12 November 2015

The climate crisis doesn't end with the Keystone XL

Obama says he will not give a permit for the Keystone XL, a project that I have supported in the past.

The end of the Keystone will:*
  • NOT keep Canadian tar sands from being produced
  • NOT reduce the number of trains carrying crude with far more risk of accident
  • NOT reduce American (or world) energy consumption
  • NOT "fix" the climate change problem"**
That's because the pipeline is only there to meet demand. If you want to reduce demand, then you have to raise the price of oil or -- more accurately -- CO2 emissions.

The best way to do this is via a carbon tax. The easiest way to do this is by raising the gasoline tax from its incredibly low level of $0.49/gallon ($0.13 liter -- it's $0.77/liter in the Netherlands) to merely $1/gallon.***

What do you get with doubling the tax?
  • Lower gasoline use (probably 5% lower, given the tax's small share of total price and 0.3 short term price elasticity) and thus CO2 emissions 
  • More money to pay for road maintenance (this article says they need to "double funding"), releasing general tax revenue for other uses.
Bottom Line: Obama the lame duck should go for a real policy: a gas tax or, better yet, a carbon tax (They work!)

* Coyote suggests a "hack" to allow a "Keystone-equivalent." It may happen.

** I am hoping that delegates at the upcoming Paris meetings commit to reducing GHG emissions via national -- NOT international -- regimes that can be implemented and enforced under domestic laws. The most promising regime is a carbon tax, because it raises revenues. Cap and trade is lovely on paper but usually a practical failure in implementation (e.g., too many free permits in the ETS). A shift of rhetoric, from "limits on economic activity" to "taxing harm", might get more political support.
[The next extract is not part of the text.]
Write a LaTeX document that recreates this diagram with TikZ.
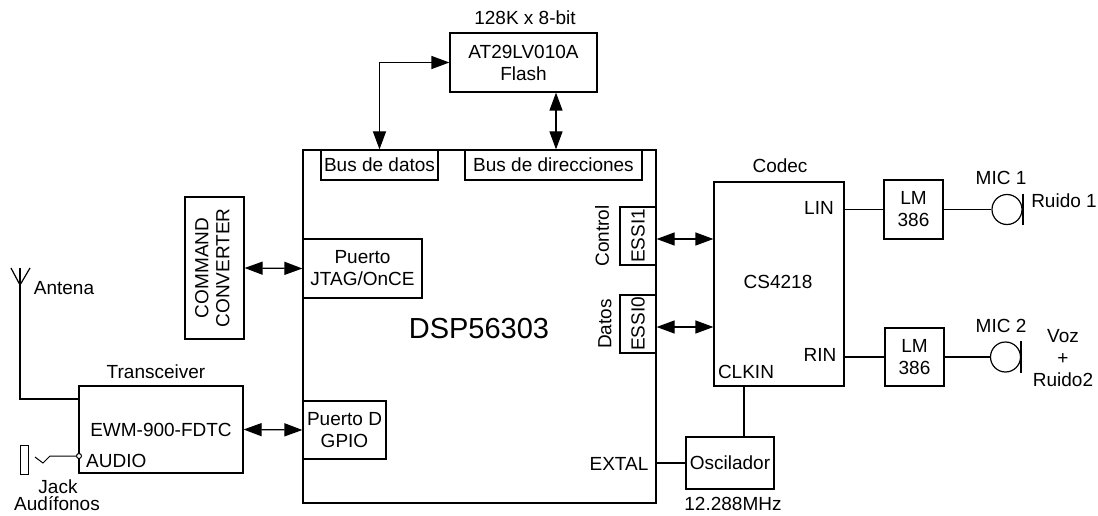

*** Even easier, in countries that SUBSIDIZE fuel use, is to remove subsidies.


  1. In the US the federal gasoline tax is 18.4 cents/Gallon. Raising it to $1/gallon would be to quintuple it--politically pretty much impossible. Even if you consider state and federal combined--maybe you were thinking of California--doubling any tax that fundamental to so many peoples' lives is politically pretty much a non-starter. Maybe you should reconsider your opposition to cap and trade, which does have examples of working in the past, and which has a much higher chance of being actually adopted in the near term.

    1. @freude -- Quintupling it only adds $0.80 to the price of gas, which is $3-4 already. Depends where the money goes, if course, in terms of political acceptance. Cap and trade? I think that's a broken system, given politicians' habit of giving away permits.